3.1. Example Scenarios

Let's revisit the scenarios introduced in “Typical Web Service Scenarios” on page 11—the adventure builder enterprise scenario and the examples illustrating when Web services work well for an enterprise—from the point of view of designing a Web service. This chapter, rather than discussing design issues abstractly, expands these typical scenarios to illustrate important design issues and to keep the discussion in proper perspective.

In this chapter, we focus on three types of Web services:

  1. An informational Web service serving data that is more often read than updated—clients read the information much more than they might update it. In our adventure builder example, a good scenario is a Web service that provides interested clients with travel-related information, such as weather forecasts, for a given city.

  2. A Web service that concurrently completes client requests while dealing with a high proportion of shared data that is updated frequently and hence requires heavy use of EIS or database transactions. The airline reservation system partner to adventure builder is a good example of this type of Web service. Many clients can simultaneously send details of desired airline reservations, and the Web service concurrently handles and conducts these reservations.
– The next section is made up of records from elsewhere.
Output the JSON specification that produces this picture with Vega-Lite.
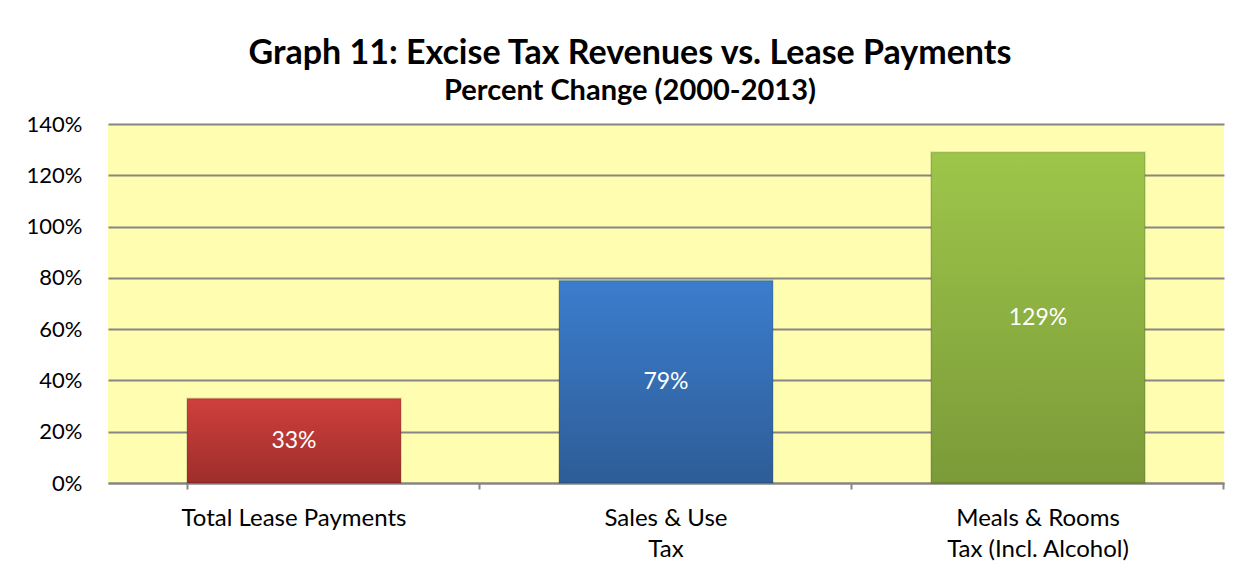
{
  "$schema": "https://vega.github.io/schema/vega-lite/v6.json",
  "width": 1116,
  "height": 359,
  "autosize": {"type": "none"},
  "padding": {"left": 108, "top": 124, "right": 27, "bottom": 89},
  "background": "white",
  "title": {
    "text": "Graph 11: Excise Tax Revenues vs. Lease Payments",
    "subtitle": "Percent Change (2000-2013)",
    "font": "Lato",
    "fontSize": 34,
    "fontWeight": "bold",
    "color": "black",
    "subtitleFont": "Lato",
    "subtitleFontSize": 29,
    "subtitleFontWeight": "bold",
    "subtitleColor": "black",
    "subtitlePadding": 6,
    "anchor": "middle",
    "frame": "group",
    "dx": -36,
    "offset": 7
  },
  "data": {
    "values": [
      {"category": "Total Lease Payments", "value": 0.33},
      {"category": "Sales & Use Tax", "value": 0.79},
      {"category": "Meals & Rooms Tax (Incl. Alcohol)", "value": 1.29}
    ]
  },
  "encoding": {
    "x": {
      "field": "category",
      "type": "nominal",
      "sort": null,
      "scale": {"paddingInner": 0.425, "paddingOuter": 0.2125},
      "axis": {
        "title": null,
        "labelAngle": 0,
        "labelFont": "Lato",
        "labelFontSize": 24,
        "labelColor": "black",
        "labelPadding": 17,
        "labelLineHeight": 31,
        "labelLimit": 0,
        "labelExpr": "datum.value === 'Sales & Use Tax' ? ['Sales & Use', 'Tax'] : datum.value === 'Meals & Rooms Tax (Incl. Alcohol)' ? ['Meals & Rooms', 'Tax (Incl. Alcohol)'] : datum.value",
        "domainColor": "#868686",
        "domainWidth": 2,
        "tickColor": "#868686",
        "tickWidth": 2,
        "tickSize": 6,
        "bandPosition": 1.369,
        "tickExtra": true,
        "grid": false
      }
    }
  },
  "layer": [
    {
      "mark": {"type": "bar", "stroke": "#000000", "strokeOpacity": 0.12, "strokeWidth": 2},
      "encoding": {
        "y": {
          "field": "value",
          "type": "quantitative",
          "scale": {"domain": [0, 1.4], "nice": false},
          "axis": {
            "title": null,
            "values": [0, 0.2, 0.4, 0.6, 0.8, 1.0, 1.2, 1.4],
            "format": ".0%",
            "domain": false,
            "ticks": false,
            "labelFont": "Lato",
            "labelFontSize": 22,
            "labelColor": "black",
            "labelPadding": 26,
            "gridColor": "#868686",
            "gridWidth": 2
          }
        },
        "color": {
          "condition": [
            {
              "test": "datum.category === 'Total Lease Payments'",
              "value": {"gradient": "linear", "x1": 0, "y1": 0, "x2": 0, "y2": 1, "stops": [{"offset": 0, "color": "#CE403C"}, {"offset": 1, "color": "#9E2D2B"}]}
            },
            {
              "test": "datum.category === 'Sales & Use Tax'",
              "value": {"gradient": "linear", "x1": 0, "y1": 0, "x2": 0, "y2": 1, "stops": [{"offset": 0, "color": "#3B7DCD"}, {"offset": 1, "color": "#2E5D97"}]}
            }
          ],
          "value": {"gradient": "linear", "x1": 0, "y1": 0, "x2": 0, "y2": 1, "stops": [{"offset": 0, "color": "#9EC64A"}, {"offset": 1, "color": "#7B9A39"}]}
        }
      }
    },
    {
      "mark": {"type": "text", "color": "white", "font": "Lato", "fontSize": 23, "baseline": "middle", "align": "center"},
      "encoding": {
        "y": {
          "field": "value",
          "type": "quantitative",
          "scale": {"domain": [0, 2.8], "nice": false},
          "axis": null
        },
        "text": {"field": "value", "type": "quantitative", "format": ".0%"}
      }
    }
  ],
  "resolve": {"scale": {"y": "independent"}},
  "config": {
    "view": {"fill": "#FFFDAF", "stroke": null}
  }
}
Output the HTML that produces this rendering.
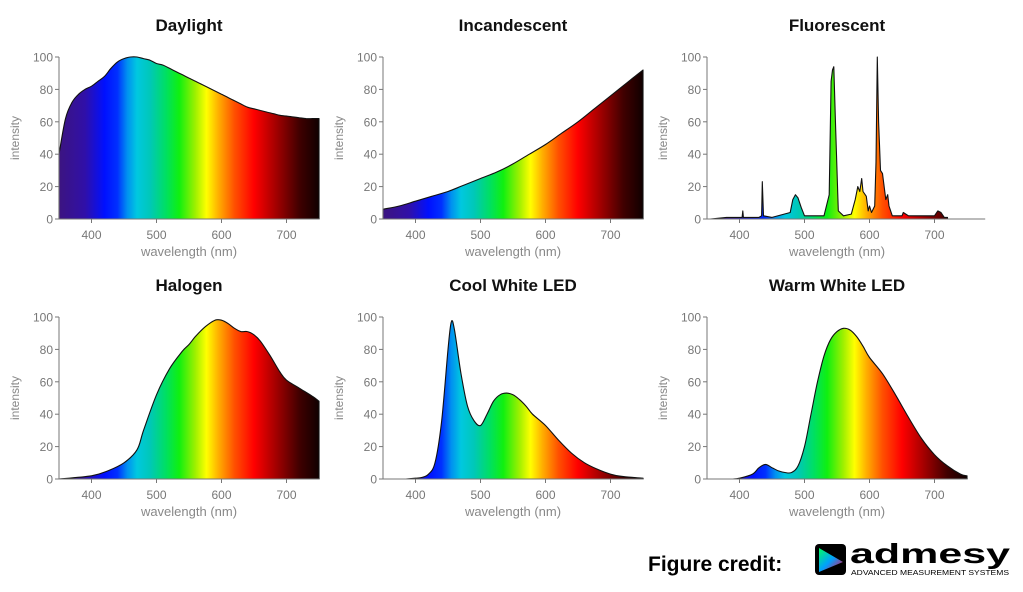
<!DOCTYPE html>
<html><head><meta charset="utf-8"><style>
html,body{margin:0;padding:0;background:#fff;width:1023px;height:592px;overflow:hidden}
svg text{font-family:"Liberation Sans",sans-serif}
</style></head><body>
<svg id="fig" width="1023" height="592" viewBox="0 0 1023 592" xmlns="http://www.w3.org/2000/svg">
<defs id="defs"></defs>
<g>
<text x="648" y="571" font-size="21" font-weight="bold" fill="#000">Figure credit:</text>
<g>
<rect x="815" y="544" width="31" height="31" rx="4" fill="#000"/>
<polygon points="819,548 819,572 843,562" fill="url(#logoGrad)"/>
<text x="850" y="563" font-size="28" font-weight="bold" fill="#000" textLength="160" lengthAdjust="spacingAndGlyphs">admesy</text>
<text x="851" y="575" font-size="7" fill="#000" textLength="158" lengthAdjust="spacingAndGlyphs">ADVANCED MEASUREMENT SYSTEMS</text>
</g>
</g>
</svg>
<script>
const titles=["Daylight","Incandescent","Fluorescent","Halogen","Cool White LED","Warm White LED"];
const xTicks=[400,500,600,700];
const yTicks=[0,20,40,60,80,100];
const daylightWl=[350,360,370,380,390,400,410,420,430,440,450,460,470,480,490,500,510,520,530,540,550,560,570,580,590,600,610,620,630,640,650,660,670,680,690,700,710,720,730,740,750];
const daylightVal=[40,62,72,77,80,82,85,88,93,97,99,100,100,99,98,96,95,93,91,89,87,85,83,81,79,77,75,73,71,69,68,67,66,65,64,63.5,63,62.5,62,62,62];
const incWl=[350,375,400,425,450,475,500,525,550,575,600,625,650,675,700,725,750];
const incVal=[6,8,11,14,17,21,25,29,34,40,46,53,60,68,76,84,92];
const fluoWl=[355,380,400,404,405,406,430,434,435,437,450,478,482,486,490,495,500,530,538,541,543,545,548,552,560,572,578,582,585,588,590,595,598,600,603,608,610,612,614,617,620,625,628,630,635,650,652,660,700,705,710,715,720];
const fluoVal=[0,1,1,1,5,1,1,2,23,2,1,4,12,15,13,7,2,2,15,85,92,94,55,5,2,3,12,20,17,25,17,14,5,8,4,8,35,100,60,30,28,12,15,8,2,2,4,2,2,5,4,1,1];
const halWl=[350,400,425,450,470,480,500,520,540,550,560,575,590,600,610,620,630,640,650,660,675,690,700,720,740,750];
const halVal=[0,2,5,10,18,30,52,68,79,83,88,94,98,98,96,93,91,91,89,85,76,66,61,56,51,48];
const coolWl=[385,400,410,420,430,440,450,455,460,470,480,490,500,510,520,530,540,550,560,570,580,600,620,640,660,680,700,720,750];
const coolVal=[0,0.5,1,3,10,35,80,97,92,65,45,36,33,40,48,52,53,52,49,45,40,33,24,16,10,6,3,1.5,0.5];
const warmWl=[390,400,420,430,440,450,460,470,480,490,500,510,520,530,540,550,560,570,580,590,600,620,640,660,680,700,720,740,750];
const warmVal=[0,0.5,3,7,9,7,5,4,4,8,20,40,60,76,86,91,93,92,88,82,75,65,52,38,25,15,8,3,2];
const series=[[daylightWl,daylightVal],[incWl,incVal],[fluoWl,fluoVal],[halWl,halVal],[coolWl,coolVal],[warmWl,warmVal]];
const colLeft=[59,383,707], rowTop=[57,317], rowBottom=[219,479];
const pxPerNm=0.65;
const NS="http://www.w3.org/2000/svg";
const svg=document.getElementById('fig'), defs=document.getElementById('defs');
function mk(t,a,p){const e=document.createElementNS(NS,t);for(const k in a)e.setAttribute(k,a[k]);(p||svg).appendChild(e);return e;}
const stops=[[350,"#3c1480"],[390,"#3010a8"],[420,"#0010ff"],[440,"#0030ff"],[455,"#0090f0"],[470,"#00c8e0"],[490,"#00c8b8"],[515,"#00e060"],[535,"#10f010"],[560,"#a0f000"],[577,"#ffff00"],[595,"#ffb000"],[620,"#ff5000"],[650,"#ff0000"],[685,"#a00000"],[720,"#400000"],[750,"#100000"]];
const lg=mk('linearGradient',{id:'logoGrad',x1:0,y1:0,x2:1,y2:1},defs);
[["0","#00ff60"],["0.5","#00a0ff"],["1","#ff0040"]].forEach(s=>mk('stop',{offset:s[0],'stop-color':s[1]},lg));
function smoothPath(pts){
  let d='';
  for(let k=0;k<pts.length-1;k++){
    const p0=pts[Math.max(0,k-1)],p1=pts[k],p2=pts[k+1],p3=pts[Math.min(pts.length-1,k+2)];
    const c1x=p1[0]+(p2[0]-p0[0])/6,c1y=p1[1]+(p2[1]-p0[1])/6;
    const c2x=p2[0]-(p3[0]-p1[0])/6,c2y=p2[1]-(p3[1]-p1[1])/6;
    d+=' C'+c1x.toFixed(1)+','+c1y.toFixed(1)+' '+c2x.toFixed(1)+','+c2y.toFixed(1)+' '+p2[0].toFixed(1)+','+p2[1].toFixed(1);
  }
  return d;
}
for(let i=0;i<6;i++){
  const c=i%3,r=Math.floor(i/3);
  const x0=colLeft[c], yT=rowTop[r], yB=rowBottom[r];
  const xs=w=>x0+(w-350)*pxPerNm, ys=v=>yB-(v/100)*(yB-yT);
  const g=mk('g',{});
  
  
  const gr=mk('linearGradient',{id:'sp'+i,gradientUnits:'userSpaceOnUse',x1:xs(350),y1:0,x2:xs(750),y2:0},defs);
  stops.forEach(s=>mk('stop',{offset:((s[0]-350)/400).toFixed(4),'stop-color':s[1]},gr));
  const t=mk('text',{x:xs(550),y:yT-26,'font-size':17,'font-weight':'bold','text-anchor':'middle',fill:'#111'},g);
  t.textContent=titles[i];
  
  
  const [wl,val]=series[i];
  const pts=wl.map((w,k)=>[xs(w),ys(val[k])]);
  let d='M'+xs(wl[0]).toFixed(1)+','+yB+' L'+pts[0][0].toFixed(1)+','+pts[0][1].toFixed(1);
  if(i==2){pts.slice(1).forEach(q=>{d+=' L'+q[0].toFixed(1)+','+q[1].toFixed(1);});}
  else d+=smoothPath(pts);
  d+=' L'+xs(wl[wl.length-1]).toFixed(1)+','+yB+' Z';
  const p=mk('path',{d:d,fill:'url(#sp'+i+')',stroke:'#111','stroke-width':1.1,'stroke-linejoin':'round'},g);
  
  
  const ax=mk('path',{d:'M'+x0+','+(yT)+' L'+x0+','+yB+' L'+xs(i==2?778:750)+','+yB,fill:'none',stroke:'#777','stroke-width':1},g);
  
  
  yTicks.forEach(v=>{
    mk('line',{x1:x0-4,x2:x0,y1:ys(v),y2:ys(v),stroke:'#777'},g);
    const tl=mk('text',{x:x0-6,y:ys(v)+4.5,'font-size':12,'text-anchor':'end',fill:'#777'},g);
    tl.textContent=v;
    
    
  });
  xTicks.forEach(v=>{
    mk('line',{x1:xs(v),x2:xs(v),y1:yB,y2:yB+4,stroke:'#777'},g);
    const tl=mk('text',{x:xs(v),y:yB+20,'font-size':12,'text-anchor':'middle',fill:'#777'},g);
    tl.textContent=v;
    
    
  });
  const xt=mk('text',{x:xs(550),y:yB+37,'font-size':13,'text-anchor':'middle',fill:'#888'},g);
  xt.textContent='wavelength (nm)';
  
  
  const yt=mk('text',{x:0,y:0,'font-size':12,'text-anchor':'middle',fill:'#888',transform:'translate('+(x0-40)+','+((yT+yB)/2)+') rotate(-90)'},g);
  yt.textContent='intensity';
  
  
}
</script>
</body></html>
  3. A business process Web service whose processing of a client request includes starting a series of long-running business and workflow processes. Adventure builder enterprise's decision to build a service interface to partner travel agencies is a good example of this type of Web service. Through this service interface, partner agencies can offer their customers the same services offered in adventure builder's Web site. The partner agencies use adventure builder's business logic to fulfill their customer orders. A service such as this receives the details of a travel plan request from a partner agency, and then the service initiates a series of processes to reserve airlines, hotels, rental cars, and so forth for the specified dates.

Discussions of Web service design issues in this chapter include references to these examples and scenarios. However, the discussions use only appropriate characteristics of these scenarios as they pertain to a particular design issue, and they are not meant to represent a complete design of a scenario.